Последующие события привели к тому, что отказ Эдуарда III от притязаний на французский трон стал казаться более значительным, чем это было на самом деле. В то время он не вызвал ни удивления, ни возмущения в Англии, где к французским интересам королевского дома традиционно относились с безразличием или подозрением. Только королева-мать, Изабелла, сильно переживала по этому поводу, и ее возмущение черпало свою силу в ее особом положении, как сестры Карла IV Французского. Отвержение ее сына было тем более обидным, что исходило от ее ближайших кровных родственников. Несомненно, именно по ее инициативе в середине мая 1328 года епископы Ковентри и Вустера были отправлены в бесполезную поездку к французскому двору, чтобы потребовать корону от имени своего пятнадцатилетнего сына. Они так и не выполнили свою миссию. По прибытии во Францию они подверглись (по их словам) безобразным угрозам со стороны сторонников Филиппа VI и поспешно покинули страну после формального протеста, зафиксировавшего произошедшее.

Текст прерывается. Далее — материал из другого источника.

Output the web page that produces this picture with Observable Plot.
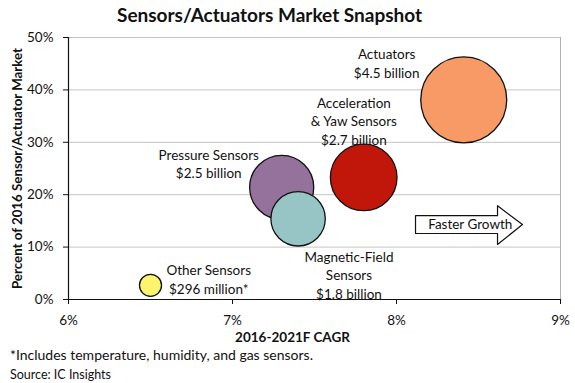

Позже в том же году Филипп VI отправил в Англию посольство во главе с аббатом Фекампа, искусным ритором, который впоследствии стал Папой Климентом VI. Аббат, чьи инструкции заключались в том, чтобы призвать Эдуарда III принести оммаж за Аквитанию новому французскому королю, получил мрачный ответ от королевы-матери, "типичный для женщины", — говорит хронист. Согласно одному из отчетов, Изабелла сказала, что Эдуард "был сыном короля и не станет приносить оммаж сыну графа". Аббат оставался в Англии на некоторое время в надежде на более взвешенный ответ, а затем вернулся домой[152].

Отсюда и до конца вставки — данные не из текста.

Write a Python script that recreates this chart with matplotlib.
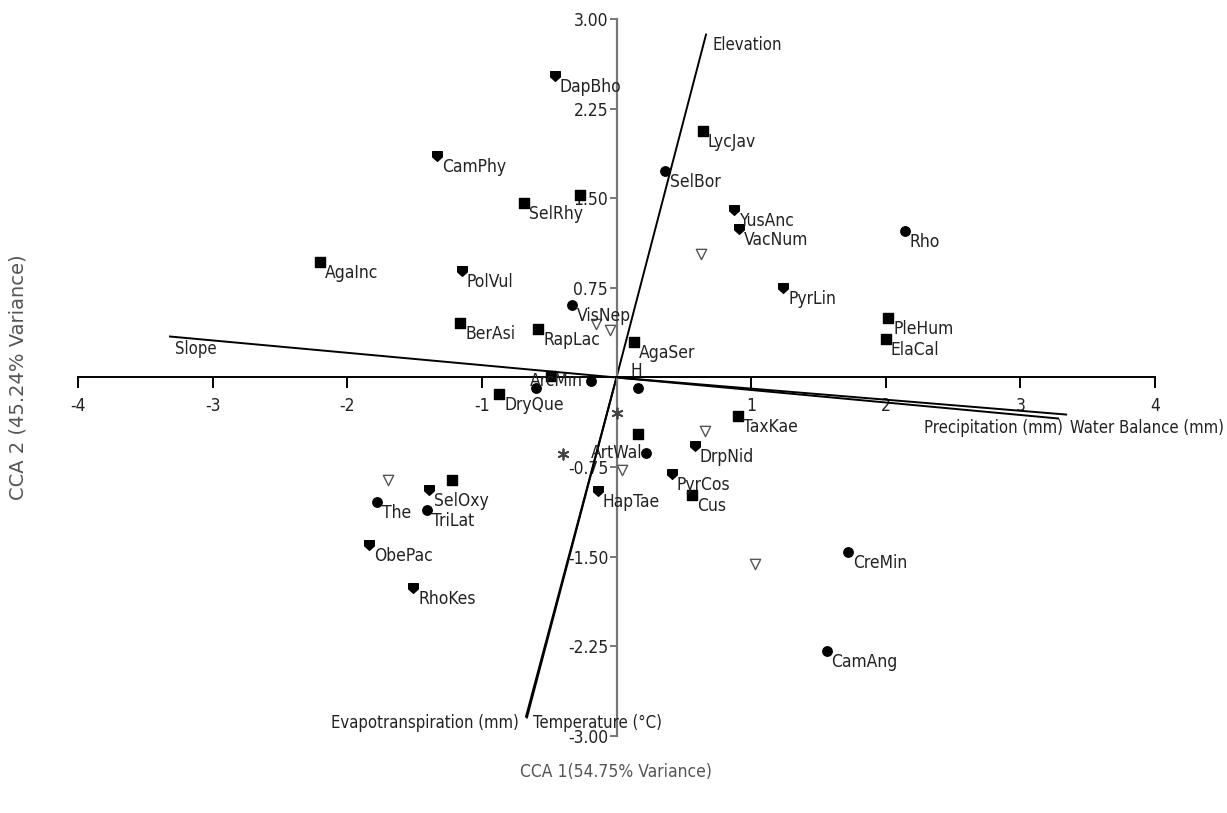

Если бы Филипп VI не добился своего, герцогство было бы сразу же конфисковано. Но его отговорили от этого крайнего решения члены королевского Совета, которые, несомненно, учитывали угрозу их собственной безопасности, подразумеваемую при лобовой атаке на пэра Франции. Вместо этого был предложен более осмотрительный курс. Два комиссара, включая аббата Фекампа, были отправлены на юго-запад, чтобы конфисковать доходы герцога до тех пор, пока Эдуард III не согласится принести оммаж. В то же время в Англию было отправлено еще одно посольство, чтобы пригрозить Эдуарду III более строгими мерами. Это заставило англичан настроиться более реалистично. Гасконь была явно под угрозой. Огромные сокровища, которые Эдуард II накопил в последние годы своей жизни, были растрачены. А после двух гражданских войн общественное мнение не было настроено оплачивать амбициозную внешнюю политику. Когда второе посольство Филиппа VI прибыло в Англию в январе 1329 года, Парламент собирался на заседание в Вестминстере — повод для пересмотра прошлой политики и повышения налогов для оплаты будущей. Совет Палаты Лордов Парламента был однозначным. Притязания Эдуарда III на французскую корону были бесперспективными, и его долг состоял в том, чтобы принести оммаж за свои французские владения. Поэтому Эдуард III сказал французским послам, что выполнит требование Филиппа VI. Он сам написал французскому королю письмо с сожалением о том, что неотложные заботы не позволили ему сделать это раньше[153].
148
Chron., i, 303.
149
Cazelles (1), 44.
150
Cazelles (1), 71–2.
151
Miret y Sans, 'Negotiations', 327.
152
*KOF, xviii, 246; Murimuth, Chron., 94; RF, ii, 743; CPR 1327–30, 338; Nangis, Chron., ii, 105; Grandes Chron., ix, 338.
153
Nangis, Chron., ii, 106; Grandes Chron., ix, 339; Froissart, Chron., i, 90–2; RF, ii, 760.